Until July 2008, the World War II-era Huddell was the last Liberty ship in the Maritime Administration’s National Defense Reserve Fleet., and was moored in the James River Reserve Fleet site at Fort Eustis. The ship was cleaned at a Norfolk shipyard before being towed to Greece.
American shipyards built 2,751 Liberty ships during World War II, in the largest shipbuilding effort in history. Liberty ships crewed by merchant mariners carried troops and military cargo all over the world. The building and sailing of the Liberty ships, and their successors, the Victory ships, were overseen by the U.S. Maritime Commission and the War Shipping Agency, both predecessor agencies of today’s Maritime Administration. After World War II, Greek shipowners purchased many Liberty ships to build up their fleet. The Greek merchant fleet is now the largest in the world. The Hellas Liberty will be refurbished and used as a museum.
Maritime Administrator Sean T. Connaughton said, “We are extremely pleased that the vessel arrived safely in Greece.

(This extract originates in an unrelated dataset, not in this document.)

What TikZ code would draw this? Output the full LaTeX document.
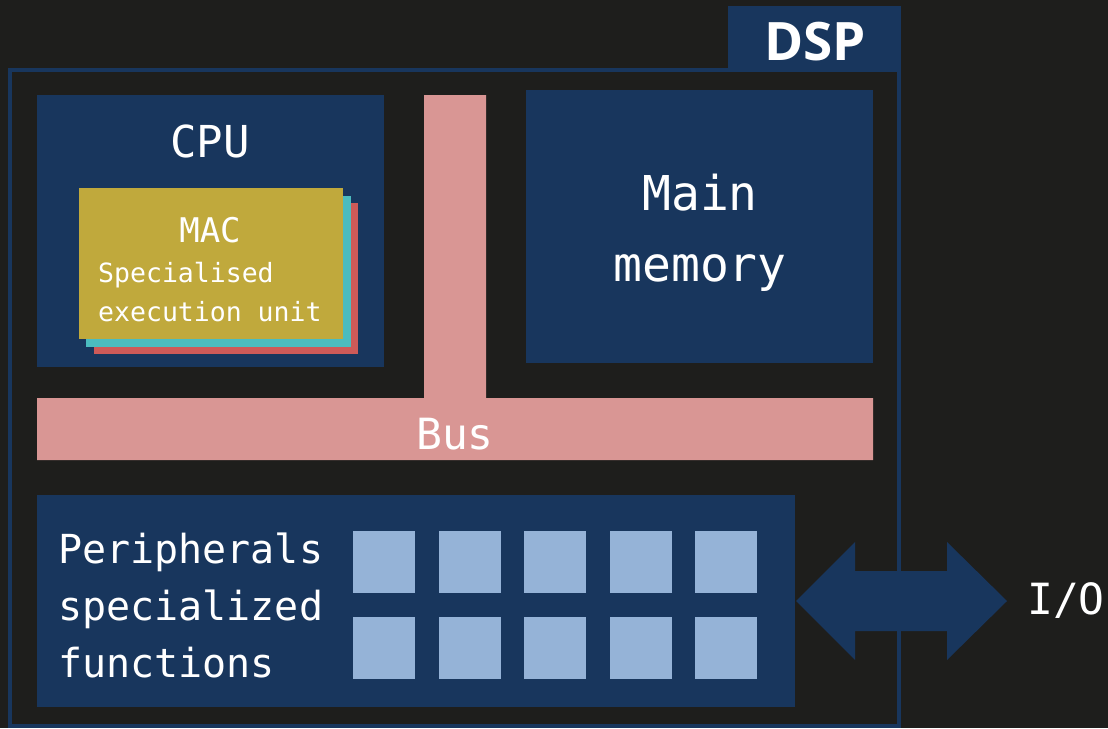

Once refurbished and opened to the public, the vessel will be a reminder to future generations of the close relationship between Greece and the United States.”
Two other Liberty ships formerly in the Maritime Administration’s National Defense Reserve Fleet, the John W. Brown and the Jeremiah O’Brien, are currently operating as museum ships. While other redesigned and repurposed Liberty ships remain in service, none remain in service in the form they had in World War II. Nonetheless, their use was once so common that the term “Liberty-size cargo”, meaning 10,000 tons, may still be heard in the shipping business.